The removal of al-Douri from the scene has been received with much grief in Riyadh as well as other Arabian capitals. In fact, his cell (mobile) phone reportedly revealed that he had been in regular contact with several prominent Iraqi officials including two vice presidents Iyad Allawi and Usama al-Nujayfi, Deputy Prime Minister Saleh al-Mutlaq, President of Iraqi Kurdistan Masoud Barzani as well as former vice president Tariq al-Hashemi. The list also includes some members of parliament and several tribal chiefs.
If true, this points to serious problems inside Iraq and the dubious role of many leading figures occupying sensitive positions. At the very least, such information would deepen sectarian divisions in a country already wracked by sectarian violence. For instance, after the recapture of Tikrit from the takfiris, there were reports of Shi‘i militias indulging in revenge killings against Sunni tribesmen. Such actions are bound to deepen rather than heal sectarian conflict. Most of these militias have been removed from these areas but the damage seems to have been done.

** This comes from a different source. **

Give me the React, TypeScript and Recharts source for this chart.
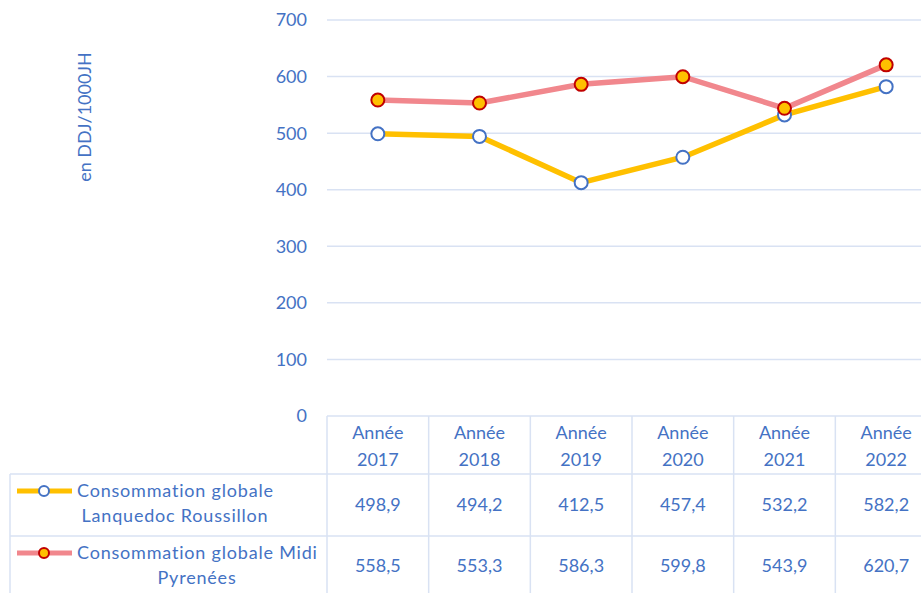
import React from 'react';
import { LineChart, Line, XAxis, YAxis, CartesianGrid } from 'recharts';

const years = ['2017', '2018', '2019', '2020', '2021', '2022'];
const languedoc = [498.9, 494.2, 412.5, 457.4, 532.2, 582.2];
const midiPyrenees = [558.5, 553.3, 586.3, 599.8, 543.9, 620.7];
const yTicks = [0, 100, 200, 300, 400, 500, 600, 700];
const labelLR = ['Consommation globale', 'Lanquedoc Roussillon'];
const labelMP = ['Consommation globale Midi', 'Pyrenées'];

const BLUE = '#4472C4';
const GRID = '#D9E2F3';
const YELLOW = '#FFC000';
const PINK = '#F1878D';
const DARK_RED = '#C00000';
const FONT = 'Lato, "Open Sans", sans-serif';
const FS = 18;

const PLOT_LEFT = 327;
const PLOT_WIDTH = 610;
const BAND = PLOT_WIDTH / years.length;

const data = years.map((y, i) => ({ year: y, lr: languedoc[i], mp: midiPyrenees[i] }));

const fmt = (v: number) => v.toFixed(1).replace('.', ',');

// each x tick draws one column of the data table under the plot
const TableTick = (props: any) => {
  const { x, y, payload } = props;
  const i = years.indexOf(payload.value);
  const left = x - BAND / 2;
  return (
    <g fontFamily={FONT} fontSize={FS}>
      <line x1={left} x2={left} y1={y} y2={y + 200} stroke={GRID} strokeWidth={1.5} />
      <text x={x} y={y + 23} textAnchor="middle" fill={BLUE}>Année</text>
      <text x={x} y={y + 50} textAnchor="middle" fill={BLUE}>{payload.value}</text>
      <text x={x} y={y + 95} textAnchor="middle" fill={BLUE}>{fmt(languedoc[i])}</text>
      <text x={x} y={y + 156} textAnchor="middle" fill={BLUE}>{fmt(midiPyrenees[i])}</text>
    </g>
  );
};

const DotLR = (props: any) => (
  <circle cx={props.cx} cy={props.cy} r={6.5} fill="#FFFFFF" stroke={BLUE} strokeWidth={2} />
);
const DotMP = (props: any) => (
  <circle cx={props.cx} cy={props.cy} r={6.5} fill={YELLOW} stroke={DARK_RED} strokeWidth={2} />
);

export default function App() {
  return (
    <div style={{ position: 'fixed', left: 0, top: 0, width: 921, height: 593, overflow: 'hidden', background: '#fff', fontFamily: FONT }}>
      <LineChart width={PLOT_LEFT + PLOT_WIDTH} height={600} data={data} margin={{ top: 20, right: 0, bottom: 0, left: PLOT_LEFT - 60 }}>
        <CartesianGrid vertical={false} stroke={GRID} strokeWidth={1.5} />
        <YAxis
          width={60}
          domain={[0, 700]}
          ticks={yTicks}
          axisLine={false}
          tickLine={false}
          tickSize={0}
          tickMargin={20}
          tick={{ fill: BLUE, fontSize: FS, fontFamily: FONT }}
        />
        <XAxis
          dataKey="year"
          height={184}
          interval={0}
          padding={{ left: BAND / 2, right: BAND / 2 }}
          axisLine={false}
          tickLine={false}
          tickSize={0}
          tickMargin={0}
          tick={<TableTick />}
        />
        <Line dataKey="lr" stroke={YELLOW} strokeWidth={5.5} dot={<DotLR />} activeDot={false} isAnimationActive={false} />
        <Line dataKey="mp" stroke={PINK} strokeWidth={5.5} dot={<DotMP />} activeDot={false} isAnimationActive={false} />
      </LineChart>
      <svg width={921} height={593} style={{ position: 'absolute', left: 0, top: 0, pointerEvents: 'none' }}>
        <text x={84} y={117} transform="rotate(-90 84 117)" textAnchor="middle" dominantBaseline="central" fill={BLUE} fontSize={FS} fontFamily={FONT}>
          en DDJ/1000JH
        </text>
        <line x1={10} x2={921} y1={474} y2={474} stroke={GRID} strokeWidth={1.5} />
        <line x1={10} x2={921} y1={536} y2={536} stroke={GRID} strokeWidth={1.5} />
        <line x1={10} x2={10} y1={474} y2={593} stroke={GRID} strokeWidth={1.5} />
        <line x1={17} x2={72} y1={491} y2={491} stroke={YELLOW} strokeWidth={5} />
        <circle cx={44} cy={491} r={5} fill="#FFFFFF" stroke={BLUE} strokeWidth={2} />
        <line x1={17} x2={72} y1={553} y2={553} stroke={PINK} strokeWidth={5} />
        <circle cx={44} cy={553} r={5} fill={YELLOW} stroke={DARK_RED} strokeWidth={2} />
        <g fontFamily={FONT} fontSize={FS} fill={BLUE} letterSpacing={0.8}>
          <text x={77} y={497}>{labelLR[0]}</text>
          <text x={175} y={522} textAnchor="middle">{labelLR[1]}</text>
          <text x={77} y={559}>{labelMP[0]}</text>
          <text x={197} y={584} textAnchor="middle">{labelMP[1]}</text>
        </g>
      </svg>
    </div>
  );
}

Further, in many liberated towns and cities, far from life returning to normal, there is confusion and fear. Government services are nonexistent and police forces are not present to provide basic security and maintain law and order. This plays into the hands of the takfiris and those bent on playing up on sectarian divisions. The Iraqi government while going after the takfiris to cleanse the country of this scourge must also pay attention to winning the trust of the people regardless of sectarian affiliations.
Ultimately, it is a battle for the hearts and minds of people. The takfiris were initially successful because they and their allies were able to play on people’s grievances — real or imagined — to turn them against the central government in Baghdad. Such mistakes must not be repeated a second time.